> _Aim of the task_: Nothing outside the range is to be copied. From the entries below, reproduce exactly the lines starting at the one with "Emit a single-file" and ending at the one with "</body></html>", without pictures.

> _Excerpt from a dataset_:
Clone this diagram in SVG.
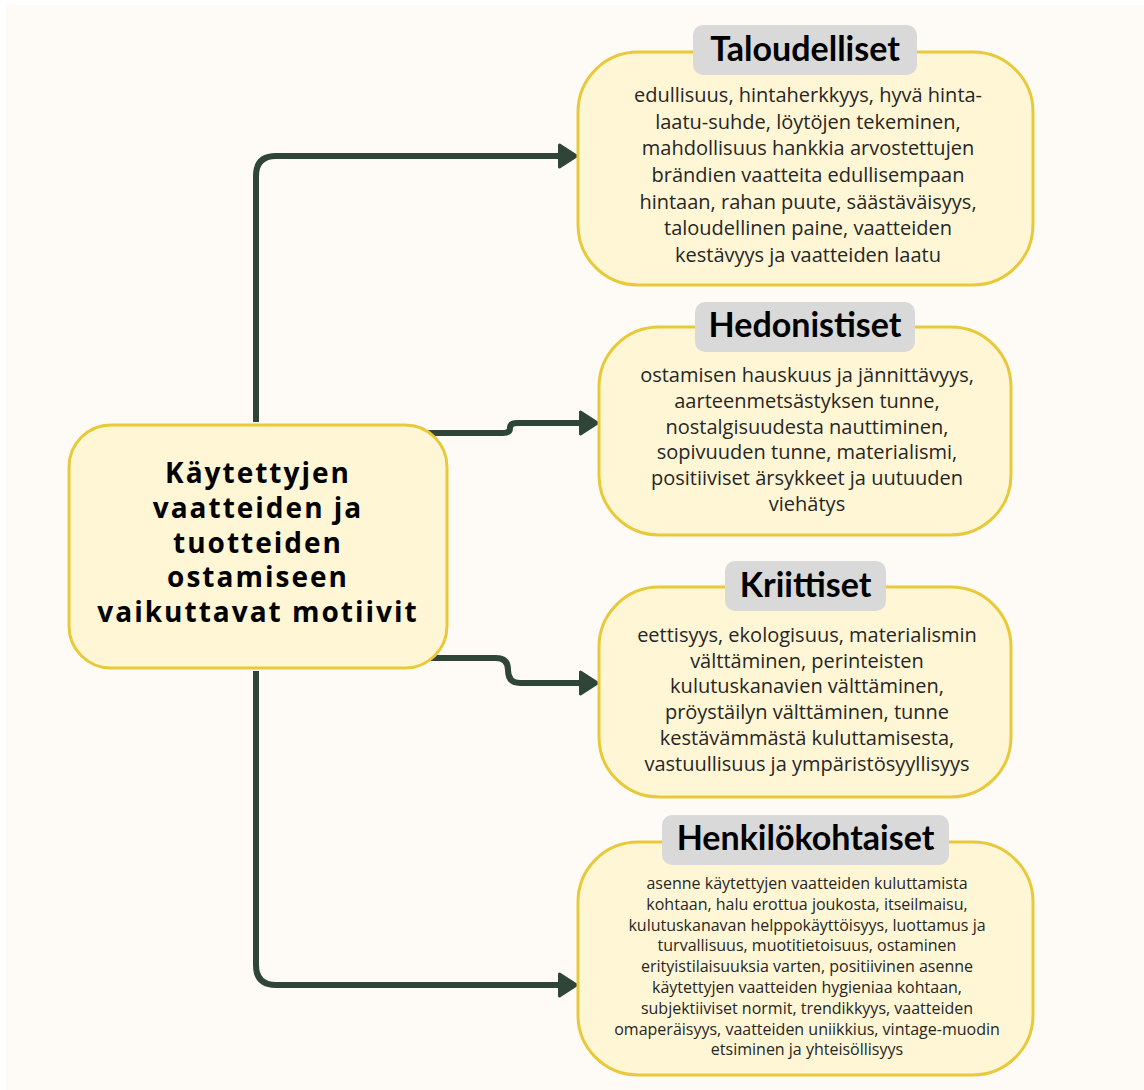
<svg xmlns="http://www.w3.org/2000/svg" width="1144" height="1090" viewBox="0 0 1144 1090">
  <defs>
    <style>
      .box { fill: #FFF6D5; stroke: #E8C93A; stroke-width: 3; }
      .pill { fill: #D9D9D9; }
      .pilltxt { font-family: Lato, "Liberation Sans", sans-serif; font-weight: 700; font-size: 34px; fill: #000; text-anchor: middle; }
      .body { font-family: "Open Sans", "Liberation Sans", sans-serif; font-size: 20px; fill: #262626; text-anchor: middle; }
      .bodysm { font-family: "Open Sans", "Liberation Sans", sans-serif; font-size: 16px; fill: #262626; text-anchor: middle; }
      .main { font-family: "Open Sans", "DejaVu Sans", sans-serif; font-weight: 700; font-size: 28px; letter-spacing: 2px; fill: #000; text-anchor: middle; }
      .conn { fill: none; stroke: #2F4538; stroke-width: 6; stroke-linejoin: round; }
    </style>
    <marker id="arrow" markerUnits="userSpaceOnUse" markerWidth="30" markerHeight="32" viewBox="-4 -16 30 32" refX="3.5" refY="0" orient="auto">
      <path d="M0,-11 L17,0 L0,11 Z" fill="#2F4538" stroke="#2F4538" stroke-width="3" stroke-linejoin="round"/>
    </marker>
  </defs>

  <rect x="0" y="0" width="1144" height="1090" fill="#FFFFFF"/>
  <rect x="6" y="5" width="1138" height="1085" fill="#FEFAF6"/>

  <g id="connectors">
    <path class="conn" d="M256,422 V176 Q256,156 276,156 H563" marker-end="url(#arrow)"/>
    <path class="conn" d="M422,433 H503 Q510,433 510,428 Q510,423 517,423 H584" marker-end="url(#arrow)"/>
    <path class="conn" d="M422,658 H496 Q508,658 508,670 Q508,683 520,683 H584" marker-end="url(#arrow)"/>
    <path class="conn" d="M256,671 V965 Q256,985 276,985 H563" marker-end="url(#arrow)"/>
  </g>

  <g id="node-main">
    <rect class="box" x="69" y="425" width="378" height="243" rx="42"/>
    <text class="main" x="258" y="483">Käytettyjen</text>
    <text class="main" x="258" y="517.5">vaatteiden ja</text>
    <text class="main" x="258" y="552.5">tuotteiden</text>
    <text class="main" x="258" y="587">ostamiseen</text>
    <text class="main" x="258" y="622">vaikuttavat motiivit</text>
  </g>

  <g id="node-taloudelliset">
    <rect class="box" x="578" y="52" width="455" height="233" rx="60"/>
    <rect class="pill" x="693" y="25" width="224" height="50" rx="10"/>
    <text class="pilltxt" x="805" y="61">Taloudelliset</text>
    <text class="body" x="808" y="102">edullisuus, hintaherkkyys, hyvä hinta-</text>
    <text class="body" x="808" y="128.7">laatu-suhde, löytöjen tekeminen,</text>
    <text class="body" x="808" y="155.3">mahdollisuus hankkia arvostettujen</text>
    <text class="body" x="808" y="182">brändien vaatteita edullisempaan</text>
    <text class="body" x="808" y="208.7">hintaan, rahan puute, säästäväisyys,</text>
    <text class="body" x="808" y="235.3">taloudellinen paine, vaatteiden</text>
    <text class="body" x="808" y="262">kestävyys ja vaatteiden laatu</text>
  </g>

  <g id="node-hedonistiset">
    <rect class="box" x="599" y="327" width="412" height="208" rx="60"/>
    <rect class="pill" x="695" y="302" width="220" height="50" rx="10"/>
    <text class="pilltxt" x="805" y="337">Hedonistiset</text>
    <text class="body" x="807" y="382">ostamisen hauskuus ja jännittävyys,</text>
    <text class="body" x="807" y="407.8">aarteenmetsästyksen tunne,</text>
    <text class="body" x="807" y="433.6">nostalgisuudesta nauttiminen,</text>
    <text class="body" x="807" y="459.4">sopivuuden tunne, materialismi,</text>
    <text class="body" x="807" y="485.2">positiiviset ärsykkeet ja uutuuden</text>
    <text class="body" x="807" y="511">viehätys</text>
  </g>

  <g id="node-kriittiset">
    <rect class="box" x="599" y="587" width="412" height="210" rx="60"/>
    <rect class="pill" x="725" y="561" width="161" height="50" rx="10"/>
    <text class="pilltxt" x="805.5" y="597">Kriittiset</text>
    <text class="body" x="807" y="642">eettisyys, ekologisuus, materialismin</text>
    <text class="body" x="807" y="667.7">välttäminen, perinteisten</text>
    <text class="body" x="807" y="693.4">kulutuskanavien välttäminen,</text>
    <text class="body" x="807" y="719.1">pröystäilyn välttäminen, tunne</text>
    <text class="body" x="807" y="744.8">kestävämmästä kuluttamisesta,</text>
    <text class="body" x="807" y="770.5">vastuullisuus ja ympäristösyyllisyys</text>
  </g>

  <g id="node-henkilokohtaiset">
    <rect class="box" x="578" y="842" width="455" height="233" rx="60"/>
    <rect class="pill" x="662" y="815" width="287" height="50" rx="10"/>
    <text class="pilltxt" x="805.5" y="850">Henkilökohtaiset</text>
    <text class="bodysm" x="807" y="889">asenne käytettyjen vaatteiden kuluttamista</text>
    <text class="bodysm" x="807" y="909.8">kohtaan, halu erottua joukosta, itseilmaisu,</text>
    <text class="bodysm" x="807" y="930.6">kulutuskanavan helppokäyttöisyys, luottamus ja</text>
    <text class="bodysm" x="807" y="951.4">turvallisuus, muotitietoisuus, ostaminen</text>
    <text class="bodysm" x="807" y="972.2">erityistilaisuuksia varten, positiivinen asenne</text>
    <text class="bodysm" x="807" y="993">käytettyjen vaatteiden hygieniaa kohtaan,</text>
    <text class="bodysm" x="807" y="1013.8">subjektiiviset normit, trendikkyys, vaatteiden</text>
    <text class="bodysm" x="807" y="1034.6">omaperäisyys, vaatteiden uniikkius, vintage-muodin</text>
    <text class="bodysm" x="807" y="1055.4">etsiminen ja yhteisöllisyys</text>
  </g>
</svg>
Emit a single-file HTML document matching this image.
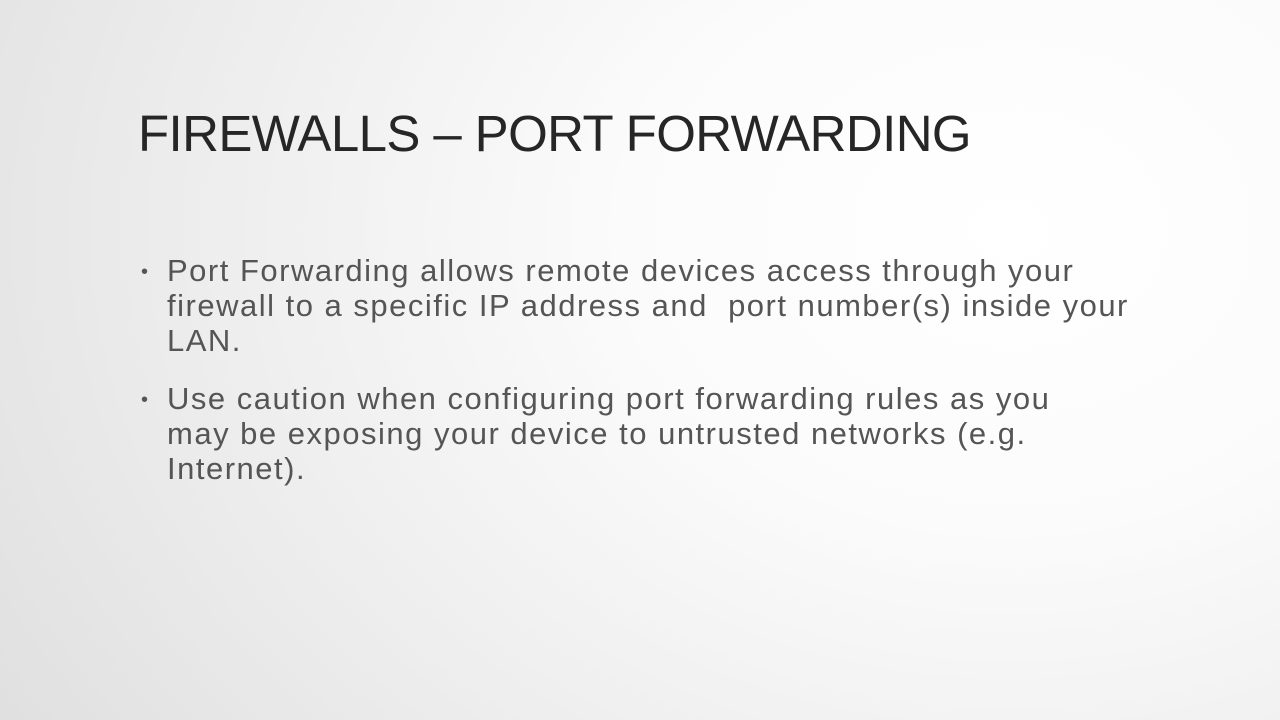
<!DOCTYPE html>
<html><head><meta charset="utf-8"><style>
html,body{margin:0;padding:0}
body{width:1280px;height:720px;overflow:hidden;position:relative;
background:radial-gradient(ellipse 1300px 1000px at 1010px 230px,#ffffff 0%,#fbfbfb 30%,#ececec 65%,#dcdcdc 100%);
font-family:"Liberation Sans",sans-serif;}
.title{position:absolute;left:138px;top:104px;font-size:51px;color:#262626;letter-spacing:-0.6px;white-space:nowrap;line-height:60px;font-weight:normal}
.b{position:absolute;left:167px;font-size:31px;color:#555;line-height:35px;white-space:nowrap;letter-spacing:1.5px}
.dot{position:absolute;left:141px;font-size:20px;color:#555}
</style></head><body>
<div class="title">FIREWALLS – PORT FORWARDING</div>
<div class="dot" style="top:261px">•</div>
<div class="b" style="top:253px">Port Forwarding allows remote devices access through your<br>firewall to a specific IP address and&nbsp; port number(s) inside your<br>LAN.</div>
<div class="dot" style="top:389px">•</div>
<div class="b" style="top:381px">Use caution when configuring port forwarding rules as you<br>may be exposing your device to untrusted networks (e.g.<br>Internet).</div>
</body></html>
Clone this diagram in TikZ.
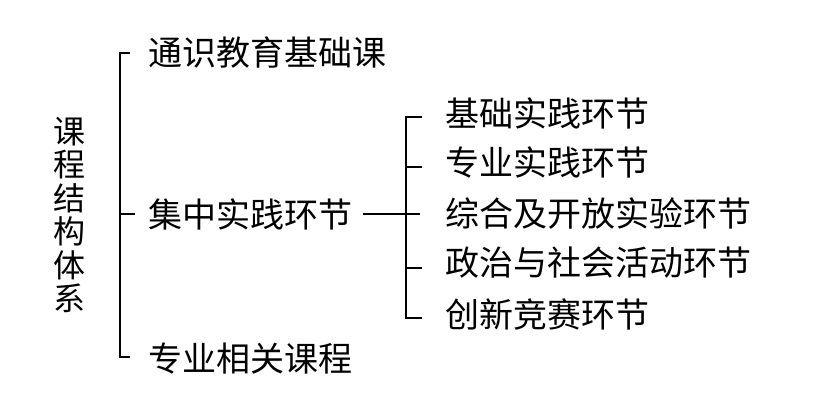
\documentclass[tikz,border=0pt]{standalone}
\usepackage{fontspec}
\setmainfont{Noto Sans CJK SC}
\usetikzlibrary{positioning}

\begin{document}
\begin{tikzpicture}[x=1pt,y=-1pt]
   \tikzstyle{item}=[anchor=west,inner sep=0pt,font=\fontsize{34}{36}\selectfont]
   \tikzstyle{brace}=[line width=2pt]

   \useasboundingbox [fill=white] (0,0) rectangle (835,401);
   \node (root) [inner sep=0pt,align=center,font=\fontsize{32}{33.5}\selectfont] at (69,215) {课\\程\\结\\构\\体\\系};
   \node (c1) [item] at (148,53) {通识教育基础课};
   \node (c2) [item] at (148,214) {集中实践环节};
   \node (c3) [item] at (148,359) {专业相关课程};
   \node (s1) [item] at (445,113) {基础实践环节};
   \node (s2) [item] at (445,162) {专业实践环节};
   \node (s3) [item] at (445,214) {综合及开放实验环节};
   \node (s4) [item] at (445,263) {政治与社会活动环节};
   \node (s5) [item] at (445,314) {创新竞赛环节};
   % left bracket
   \draw [brace] ([xshift=-18pt]c1.west) -- ([xshift=-28pt]c1.west) -- ([xshift=-28pt,yshift=2pt]c3.west) -- ([xshift=-18pt,yshift=2pt]c3.west) ;
   \draw [brace] ([xshift=-28pt]c2.west) -- ([xshift=-13pt]c2.west) ;
   \draw [brace] ([xshift=11pt]c2.east) -- ([xshift=-25pt]s3.west) ;
   % right bracket
   \draw [brace] ([xshift=-23pt,yshift=-4pt]s1.west) -- ([xshift=-39pt,yshift=-4pt]s1.west) -- ([xshift=-39pt,yshift=-4pt]s5.west) -- ([xshift=-23pt,yshift=-4pt]s5.west) ;
   \foreach \n in {s2,s4}
      \draw [brace] ([xshift=-39pt,yshift=-5pt]\n.west) -- ([xshift=-23pt,yshift=-5pt]\n.west) ;
\end{tikzpicture}
\end{document}
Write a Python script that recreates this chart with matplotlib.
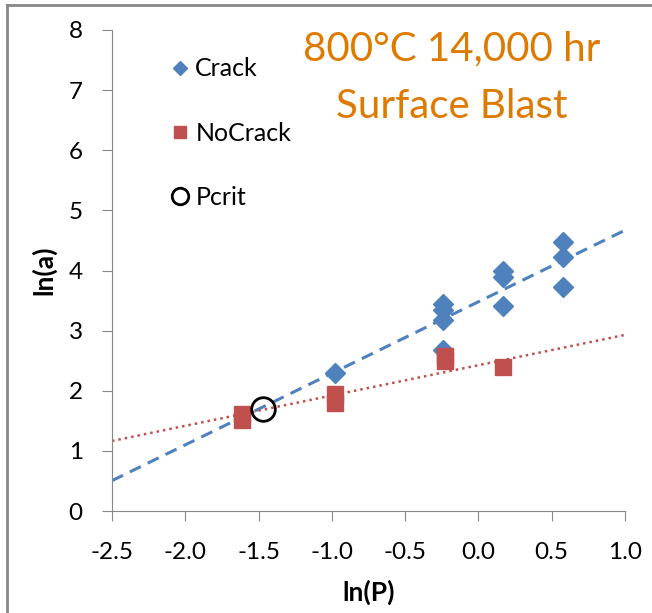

> _Exercise output_:
Emit a single-file HTML document matching this image.
<!DOCTYPE html>
<html><head><meta charset="utf-8"><style>
html,body{margin:0;padding:0}
body{width:1280px;height:720px;overflow:hidden;position:relative;
background:radial-gradient(ellipse 1300px 1000px at 1010px 230px,#ffffff 0%,#fbfbfb 30%,#ececec 65%,#dcdcdc 100%);
font-family:"Liberation Sans",sans-serif;}
.title{position:absolute;left:138px;top:104px;font-size:51px;color:#262626;letter-spacing:-0.6px;white-space:nowrap;line-height:60px;font-weight:normal}
.b{position:absolute;left:167px;font-size:31px;color:#555;line-height:35px;white-space:nowrap;letter-spacing:1.5px}
.dot{position:absolute;left:141px;font-size:20px;color:#555}
</style></head><body>
<div class="title">FIREWALLS – PORT FORWARDING</div>
<div class="dot" style="top:261px">•</div>
<div class="b" style="top:253px">Port Forwarding allows remote devices access through your<br>firewall to a specific IP address and&nbsp; port number(s) inside your<br>LAN.</div>
<div class="dot" style="top:389px">•</div>
<div class="b" style="top:381px">Use caution when configuring port forwarding rules as you<br>may be exposing your device to untrusted networks (e.g.<br>Internet).</div>
</body></html>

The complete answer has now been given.